A year ago, Time Warner Inc. was a company in crisis. Still reeling from its failed and costly merger with America Online Inc., the loss of several top managers and the raised ire of investors, new chairman and CEO Richard Parsons vowed to get the company back on track. He set his sights on reducing debt, simplifying operations and taking a more cautious approach to acquisitions.
Because Time Warner has fared very well in achieving those strategic initiatives it is the recipient of Multichannel News’s 2004 Innovator Award for business strategy.
In January, Time Warner announced that it had paid down debt to under $20 billion from around $30 billion, a year earlier than expected. While that was mainly achieved through the sale of non-strategic assets like the music division, a CD and DVD manufacturing operation, a 50% interest in Comedy Central and professional basketball and hockey teams, it was also the result of a new focus on operational efficiency. By September, the debt had dropped to $16.8 billion.
CASH FLOW CONVERSION
Operationally, Time Warner executive vice president and chief financial officer Wayne Pace said the company has set a goal of converting 30% to 40% of its operating income before depreciation and amortization into free cash flow (cash flow after interest payments and capital expenditures are made), which can be used to pay down debt and to finance growth.
In the first nine months of 2004, Time Warner has generated about $3.1 billion in free cash flow, a 42 % adjusted OIBDA (operating income before depreciation and amortization) conversion rate.
On the mergers and acquisitions side, Parsons backed away from a $5 billion deal to purchase Metro-Goldwyn-Mayer Inc.’s studios, although MGM said Time Warner tried to rejoin the auction after the studio selected a group led by Sony Corp. — including Comcast Corp. — as the winning bidder.
Time Warner has said that it attempted to re-enter the auction at the request of partners in other ventures, but backed off when MGM would not give additional time for a new bid.
Fulcrum Global Partners media analysts Richard Greenfield said that Time Warner’s debt reduction success was welcomed by Wall Street, but added there are still more pressing issues facing the company.
“It was great that they fixed the debt,” Greenfield said. “But the big issues are proving that AOL really is a good business, or has value — something the market still doesn’t believe, although we believe that is starting to change — and showing that cable is a better business than people currently think.”
But when Time Warner’s debt was hovering around $30 billion, many analysts were wondering how they were going to pay it off.

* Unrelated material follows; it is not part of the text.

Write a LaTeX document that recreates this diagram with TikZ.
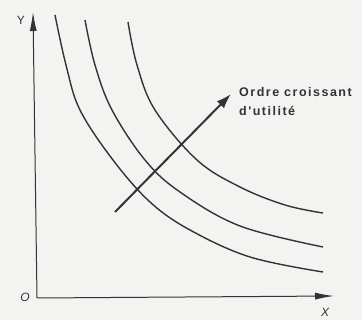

While there was never any danger of Time Warner being unable to meet its obligations, many analysts feared that such a heavy debt load would constrain the media giant.
Pace argued that the balance sheet was always strong — there was never any chance of default — but that the company was becoming concerned with its exposure to a few banks.
“At $30 billion we were among the largest corporate borrowers in the world,” Pace said. “Even though our balance sheet was very strong, we felt that the absolute level of debt was higher than what we were comfortable with. And while our banking relationships were also very strong — we had protected our strong investment-grade credit rating throughout — we felt we might be reaching maximum levels of exposure within one bank, even at the largest banks. We didn’t want to be in a position where we had borrowed all we could. We wanted more flexibility than that.”
Pace said that Time Warner’s rolling 12-month leverage ratio (from the third quarter of 2003 to the third quarter of 2004) is at about 1.7 times, less than where company leaders would like to be.
He also said Time Warner would prefer to be leveraged at around 2 times, but added that 2.75 times is the most it would tolerate.
“The way we are managing this company is over the long term,” Pace said. “We will be looking at alternatives to give value back to our shareholders, increase our stock price and increase the return to our shareholders [through] a number of things: potential acquisitions, the possibility at some point in time of a stock buyback on an opportunistic basis, and the possibility at some point in time of paying a dividend,” Pace said.
As far as potential acquisitions go, Time Warner appears to be the leading candidate to scoop up Adelphia Communications Corp., and is expected to make a joint bid for the assets with Comcast.
Acquiring the Adelphia assets — which is not expected to occur until at least mid-January, when final bids are due — would give Time Warner a wider cable footprint and could possibly remove the last financial albatross from its neck, Comcast’s 21% interest in Time Warner Cable.
Time Warner is expected to launch an Adelphia bid by merging its cable assets into the smaller MSO, which is already publicly traded. Such a reverse merger could also satisfy Comcast’s interest in the cable company — allowing it to exchange its Time Warner Cable interest for systems.
Even if an Adelphia deal does not materialize, Time Warner has given Comcast at least a partial out of that stake through an earlier restructuring of their joint interests in Texas Cable Partners and Kansas City Cable Partners, which have a total of about 1.5 million subscribers.
According to that deal, both partnerships were merged with each party owning a 50% interest. Time Warner will continue to manage both entities for at least two more years and either can trigger a split after 2006.
Comcast also has the right to lower its Time Warner Cable stake to 13% through two separate put options for 4% blocks.